Distribution of IPR for SC at (a) $\alpha =0$ and (b) $\alpha =0.02$. Inset: A close-up of carpet with internal edges of different hierarchies indicated by distinct colors.

Figure 5

Statistics of IPR for SG at (a) $\alpha =0$ and (b) $\alpha =0.02$. Inset: A close-up of gasket with highlighted edges of different hierarchies.

Figure 6

Real-space Chern number calculations in the case of SC as a function of the half of the diagonal of a rectangular patch $R$ for two Fermi levels $E_F=-1.2$ and $E_F=-1.0$ at fixed flux $\alpha =1/4$. For energy regions with large DOS, in which we dominantly observe nonquantized $\mathcal{C}$, the value of $\mathcal{C}$ depends sensitivity on the size and shape of the summation region. For spectral regions exhibiting stable plateaus with quantized $\mathcal{C}$, this quantization is observed for a large range of patch sizes. $R=9.9$ corresponds to the size of the patch shown in Fig. 1.

Figure 7

(a) Energy levels for $n=3$ carpet in the absence of disorder and phase diagram at $\alpha =1/4$. (b)–(j) Distribution of the level spacings. Histograms are related to the spacings around [(h), (i), (j)] $\epsilon =-2.5$, [(e), (f), (g)] to $\epsilon =-1.5$, and [(b), (c), (d)] to $\epsilon =0$. Calculations were performed for three disorder strengths $W=1$ [(b), (e), (h)], $W=3$ [(c), (f), (i)], and $W=5$ [(d), (g), (j)].

Figure 8

(a) Energy levels for clean $n=5$ gasket together with phase diagram at $\alpha =1/4$. (b)–(j) Distribution of the level spacings.
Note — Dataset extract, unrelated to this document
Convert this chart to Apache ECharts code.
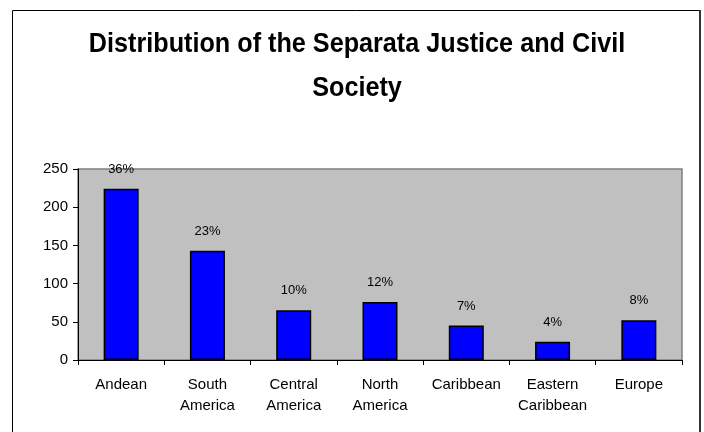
<!DOCTYPE html>
<html>
<head>
<meta charset="utf-8">
<script src="https://cdn.jsdelivr.net/npm/echarts@6/dist/echarts.min.js"></script>
<style>
html,body{margin:0;padding:0;background:#fff;}
#chart{width:704px;height:432px;}
</style>
</head>
<body>
<div id="chart"></div>
<script>
var titleLines = ['Distribution of the Separata Justice and Civil', 'Society'];
var categories = ['Andean', 'South\nAmerica', 'Central\nAmerica', 'North\nAmerica', 'Caribbean', 'Eastern\nCaribbean', 'Europe'];
var values = [224, 143, 65, 76, 45, 24, 52];
var percentLabels = ['36%', '23%', '10%', '12%', '7%', '4%', '8%'];
var yTicks = [0, 50, 100, 150, 200, 250];

var chart = echarts.init(document.getElementById('chart'), null, {renderer: 'canvas'});
var font = 'Liberation Sans, Arial, sans-serif';
var titleStyle = function (txt, y) {
  return {
    type: 'text',
    x: 357, y: y,
    scaleX: 0.9,
    silent: true,
    style: {
      text: txt, x: 0, y: 0,
      textAlign: 'center', textVerticalAlign: 'middle',
      font: 'bold 28px "Liberation Sans", Arial, sans-serif',
      fill: '#000'
    }
  };
};
chart.setOption({
  animation: false,
  backgroundColor: '#ffffff',
  graphic: [
    {
      type: 'rect',
      shape: {x: 12.5, y: 10.5, width: 687.5, height: 440},
      style: {fill: 'none', stroke: '#000', lineWidth: 1},
      silent: true
    },
    {
      type: 'line',
      shape: {x1: 700, y1: 10, x2: 700, y2: 440},
      style: {stroke: '#333', lineWidth: 2},
      silent: true
    },
    titleStyle(titleLines[0], 44),
    titleStyle(titleLines[1], 88)
  ],
  grid: {left: 78, top: 169, width: 604, height: 191, containLabel: false,
         show: true, backgroundColor: '#c0c0c0', borderColor: '#808080', borderWidth: 1.5},
  xAxis: {
    type: 'category',
    data: categories,
    boundaryGap: true,
    axisLine: {lineStyle: {color: '#000', width: 1}},
    axisTick: {show: true, inside: false, length: 5, alignWithLabel: false, lineStyle: {color: '#000'}},
    axisLabel: {fontFamily: font, fontSize: 15, color: '#000', margin: 14, lineHeight: 21, interval: 0}
  },
  yAxis: {
    type: 'value',
    min: yTicks[0],
    max: yTicks[yTicks.length - 1],
    interval: 50,
    splitLine: {show: false},
    axisLine: {show: true, lineStyle: {color: '#000', width: 1}},
    axisTick: {show: true, length: 5, lineStyle: {color: '#000'}},
    axisLabel: {fontFamily: font, fontSize: 15, color: '#000', margin: 10}
  },
  series: [{
    type: 'bar',
    data: values,
    barWidth: 35,
    itemStyle: {color: '#0000ff', borderColor: '#000', borderWidth: 1.5},
    label: {
      show: true,
      position: 'top',
      distance: 13,
      fontFamily: font,
      fontSize: 13,
      color: '#000',
      formatter: function (p) { return percentLabels[p.dataIndex]; }
    }
  }]
});
</script>
</body>
</html>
Histograms are related to the spacings around [(h), (i), (j)] $\epsilon =-2.5$, [(e), (f), (g)] $\epsilon =-1.5$, and [(b), (c), (d)] $\epsilon =0$. Calculations were performed for three disorder strengths $W=1$ [(b), (e), (h)], $W=3$ [(c), (f), (i)], and $W=5$ [(d), (g), (j)].

Figure 9

Variance of the level spacings for a [(a), (b), (c)] square lattice and [(d), (e), (f)] Sierpiński carpet at [(a), (d)] $W=1$, [(b), (e)] $W=3$, and [(c), (f)] $W=5$ in the energy-flux plane.

Figure 10

Variance of the level spacings for [(a), (b), (c)] triangular lattice and [(d), (e), (f)] Sierpiński gasket at [(a), (d)] $W=1$, [(b), (e)] $W=3$, and [(c), (f)] $W=5$ in the energy-flux plane.